そして、ルーティンはサーブやリターンでの成功とは別に考えるべきものです。
こちらも荒木さんの言葉からで
最後にキックが成功したか否かといった結果と照らし合わせることはしません。あくまでも、プレ・パフォーマンス・ルーティンとして決めた動作を遂行することができたかどうかを評価しながら完成を目指します。
ルーティンが効果を発揮するためには、ルーティンの実行そのものに意識を向けることです。
テニスのプレーを自動化して体にしみこませるように、ルーティンの動きそのものを覚えてしまうと、他のことを考えながらでもできるようになってしまいます。
といっても、ルーティンの動きそのものは自分の習慣にできるようにしていく必要があります。
新しいことを自分の習慣となるまでの日数については、「習慣化21日間説」「66日間説」など色々あります。

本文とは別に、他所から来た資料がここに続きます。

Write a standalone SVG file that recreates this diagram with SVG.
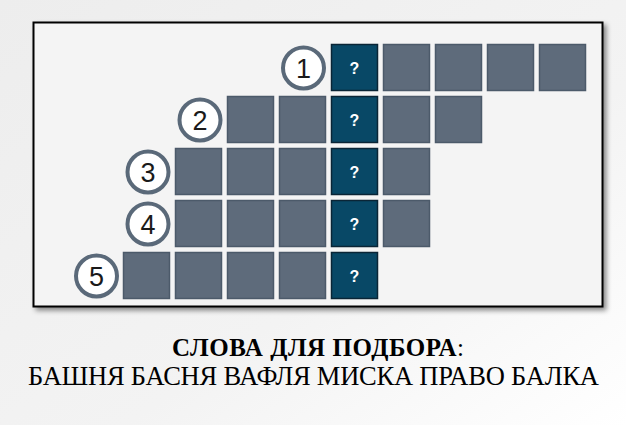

その通りの日数でできるかは人にもよると思いますので、自分のためのルーティンを見つけて、身につけるために一か月は努力してみてください。
試合の時の緊張感に悩んでいる方は、こちらをどうぞ
まとめ
プレショット・ルーティンは、こうしなさい、という決まりはありません。
あなたがやりやすい一連の動作をあなたが見つけ、それをショットの前にやり続けて習慣とさせることだけが大事なのです。
誰もがルーティンを作れば上手くいくというものではありませんが、メンタル面の一つのスキルとして紹介しました。
自分に合ったものを試行錯誤しながら見つけていきましょう。
試合でも実力を出しきって、良い結果を出してくださいね。